Stated task: Using the material that follows, identify and copy each line with the string "this".

* begin Data for the task *

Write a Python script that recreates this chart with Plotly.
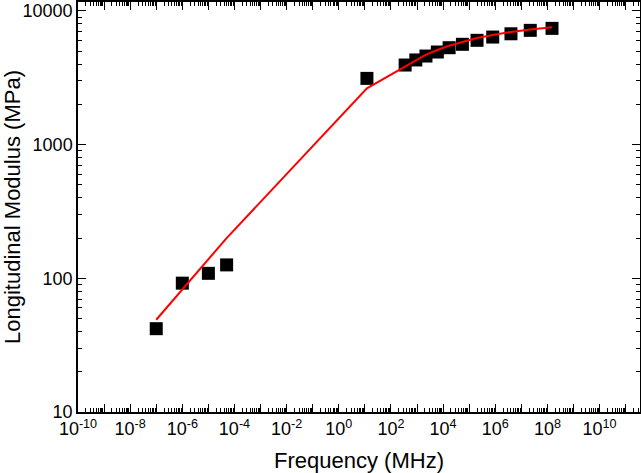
import plotly.graph_objects as go

# measured data (Frequency in MHz, modulus in MPa)
freq = [1e-7, 1e-6, 1e-5, 5e-5, 12, 350, 900, 2200, 6000, 1.7e4, 5.5e4, 2e5, 8e5, 4e6, 2.2e7, 1.5e8]
modulus = [42, 92, 109, 126, 3130, 3940, 4300, 4600, 4930, 5310, 5630, 6030, 6380, 6750, 7160, 7410]

# fitted curve
fit_freq = [1e-7, 5e-5, 12, 350, 900, 2200, 6000, 1.7e4, 5.5e4, 2e5, 8e5, 4e6, 2.2e7, 1.5e8]
fit_modulus = [49, 200, 2640, 3870, 4250, 4720, 5100, 5500, 5850, 6270, 6610, 6970, 7260, 7550]

x_tickvals = [10.0 ** e for e in range(-10, 12)]
x_ticktext = ['10<sup>%d</sup>' % e if e % 2 == 0 else '' for e in range(-10, 12)]
y_tickvals = [10, 100, 1000, 10000]
y_ticktext = ['10', '100', '1000', '10000']

font_family = 'Liberation Sans, Arial'

fig = go.Figure()
fig.add_trace(go.Scatter(x=freq, y=modulus, mode='markers', name='Data',
                         marker=dict(symbol='square', size=13, color='black')))
fig.add_trace(go.Scatter(x=fit_freq, y=fit_modulus, mode='lines', name='Fit',
                         line=dict(color='red', width=2)))

axis_style = dict(showline=True, linecolor='black', linewidth=1.5, mirror='ticks',
                  ticks='inside', ticklen=8, tickwidth=1.2, tickcolor='black',
                  showgrid=False, zeroline=False, automargin=False,
                  tickfont=dict(family=font_family, size=18, color='black'),
                  minor=dict(ticks='inside', ticklen=4, tickwidth=1, tickcolor='black', dtick='D1'))

fig.update_xaxes(type='log', range=[-10, 11.55], tickmode='array',
                 tickvals=x_tickvals, ticktext=x_ticktext,
                 title=dict(text='Frequency (MHz)',
                            font=dict(family=font_family, size=22, color='black')),
                 **axis_style)
fig.update_yaxes(type='log', range=[1, 4.067], tickmode='array',
                 tickvals=y_tickvals, ticktext=y_ticktext,
                 title=dict(text='Longitudinal Modulus (MPa)',
                            font=dict(family=font_family, size=22, color='black')),
                 **axis_style)

fig.update_layout(width=641, height=473, showlegend=False,
                  plot_bgcolor='white', paper_bgcolor='white',
                  margin=dict(l=78, r=1, t=2, b=61, pad=0))

fig.write_html("out.html", config={'displayModeBar': False},
               post_script="document.body.style.margin='0';")
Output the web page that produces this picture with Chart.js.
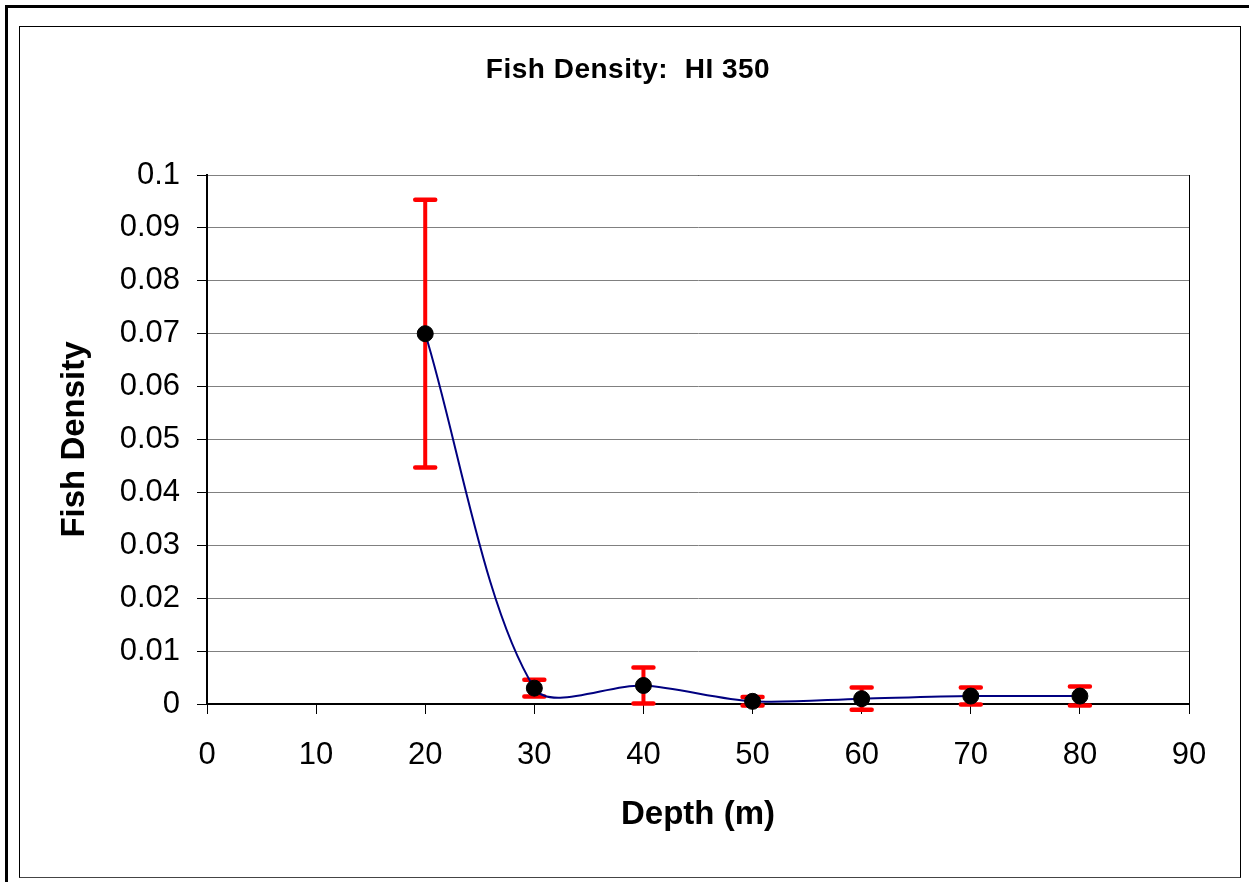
<!DOCTYPE html>
<html>
<head>
<meta charset="utf-8">
<title>Fish Density: HI 350</title>
<script src="https://cdn.jsdelivr.net/npm/chart.js@4/dist/chart.umd.min.js"></script>
<style>
  html, body { margin: 0; padding: 0; background: #fff; overflow: hidden; }
  .outer { position: absolute; left: 5px; top: 5px; width: 1300px; height: 900px;
           border-left: 3px solid #000; border-top: 3px solid #000; }
  .inner { position: absolute; left: 19px; top: 26px; width: 1220px; height: 850px;
           border: 1px solid #000; border-bottom-color: #444; }
  .wrap { position: absolute; left: 0; top: 0; width: 1249px; height: 882px; }
</style>
</head>
<body>
<div class="outer"></div>
<div class="inner"></div>
<div class="wrap"><canvas id="fishChart"></canvas></div>
<script>
// values
const depths = [20, 30, 40, 50, 60, 70, 80];
const density = [0.07, 0.003, 0.0035, 0.0005, 0.001, 0.0015, 0.0015];
const densityErr = [0.0253, 0.0016, 0.0034, 0.0008, 0.0021, 0.0016, 0.0018];

const xTickLabels = ['0', '10', '20', '30', '40', '50', '60', '70', '80', '90'];
const yTickLabels = ['0', '0.01', '0.02', '0.03', '0.04', '0.05', '0.06', '0.07', '0.08', '0.09', '0.1'];

const chartTitle = 'Fish Density:  HI 350';

const FONT = '"Liberation Sans", Arial, Helvetica, sans-serif';
Chart.defaults.font.family = FONT;
Chart.defaults.color = '#000';

// red error bars, drawn under the line and the markers
const errorBars = {
  id: 'errorBars',
  beforeDatasetsDraw(chart) {
    const { ctx, scales: { x, y } } = chart;
    ctx.save();
    ctx.strokeStyle = '#ff0000';
    depths.forEach((d, i) => {
      const px = x.getPixelForValue(d);
      const top = y.getPixelForValue(density[i] + densityErr[i]);
      const bot = y.getPixelForValue(density[i] - densityErr[i]);
      ctx.lineWidth = 4;
      ctx.lineCap = 'butt';
      ctx.beginPath();
      ctx.moveTo(px, top);
      ctx.lineTo(px, bot);
      ctx.stroke();
      ctx.lineWidth = 4.5;
      ctx.lineCap = 'round';
      ctx.beginPath();
      ctx.moveTo(px - 10, top);
      ctx.lineTo(px + 10, top);
      ctx.moveTo(px - 10, bot);
      ctx.lineTo(px + 10, bot);
      ctx.stroke();
    });
    ctx.restore();
  },
};

// black frame round the plot area, and the title (sits a bit right of the plot centre)
const plotFrame = {
  id: 'plotFrame',
  beforeDraw(chart) {
    const { ctx, chartArea: a } = chart;
    ctx.save();
    ctx.strokeStyle = '#000';
    ctx.lineWidth = 1;
    ctx.strokeRect(a.left + 0.5, a.top + 0.5, a.right - a.left, a.bottom - a.top);

    ctx.fillStyle = '#000';
    ctx.font = `bold 28px ${FONT}`;
    if ('letterSpacing' in ctx) ctx.letterSpacing = '0.5px';
    ctx.textAlign = 'center';
    ctx.textBaseline = 'alphabetic';
    ctx.fillText(chartTitle, 628, 78);
    ctx.restore();
  },
};

const ctx = document.getElementById('fishChart').getContext('2d');

new Chart(ctx, {
  type: 'line',
  data: {
    datasets: [
      {
        label: 'Fish Density',
        data: depths.map((d, i) => ({ x: d, y: density[i] })),
        borderColor: '#000080',
        borderWidth: 2,
        tension: 0.3,
        fill: false,
        clip: false,
        pointRadius: 8,
        pointBackgroundColor: '#000',
        pointBorderColor: '#000',
        pointBorderWidth: 1,
      },
    ],
  },
  options: {
    responsive: true,
    maintainAspectRatio: false,
    animation: false,
    elements: { line: { capBezierPoints: false } },
    layout: { padding: { left: 0, right: 60, top: 175, bottom: 0 } },
    plugins: {
      legend: { display: false },
      tooltip: { enabled: false },
      title: { display: false },
    },
    scales: {
      x: {
        type: 'linear',
        min: 0,
        max: 90,
        afterFit: (scale) => { scale.height = 178; },
        ticks: {
          stepSize: 10,
          padding: 23,
          font: { size: 31 },
          color: '#000',
          callback: (v) => xTickLabels[Math.round(v / 10)],
        },
        grid: { drawOnChartArea: false, drawTicks: true, tickLength: 10, tickColor: '#000' },
        border: { color: '#000', width: 2 },
        title: {
          display: true,
          text: 'Depth (m)',
          color: '#000',
          font: { size: 33, weight: 'bold', lineHeight: 1.2 },
          padding: { top: 0, bottom: 47 },
        },
      },
      y: {
        min: 0,
        max: 0.1,
        afterFit: (scale) => { scale.width = 207; },
        ticks: {
          stepSize: 0.01,
          padding: 17,
          font: { size: 31 },
          color: '#000',
          callback: (v) => yTickLabels[Math.round(v / 0.01)],
        },
        grid: { color: '#808080', lineWidth: 1, drawTicks: true, tickLength: 10, tickColor: '#000' },
        border: { color: '#000', width: 2 },
        title: {
          display: true,
          text: 'Fish Density',
          color: '#000',
          font: { size: 33, weight: 'bold', lineHeight: 1.2 },
          padding: { top: 55, bottom: 0 },
        },
      },
    },
  },
  plugins: [errorBars, plotFrame],
});
</script>
</body>
</html>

* end Data for the task *

Full solution:
Write a Python script that recreates this chart with Plotly.
Output the web page that produces this picture with Chart.js.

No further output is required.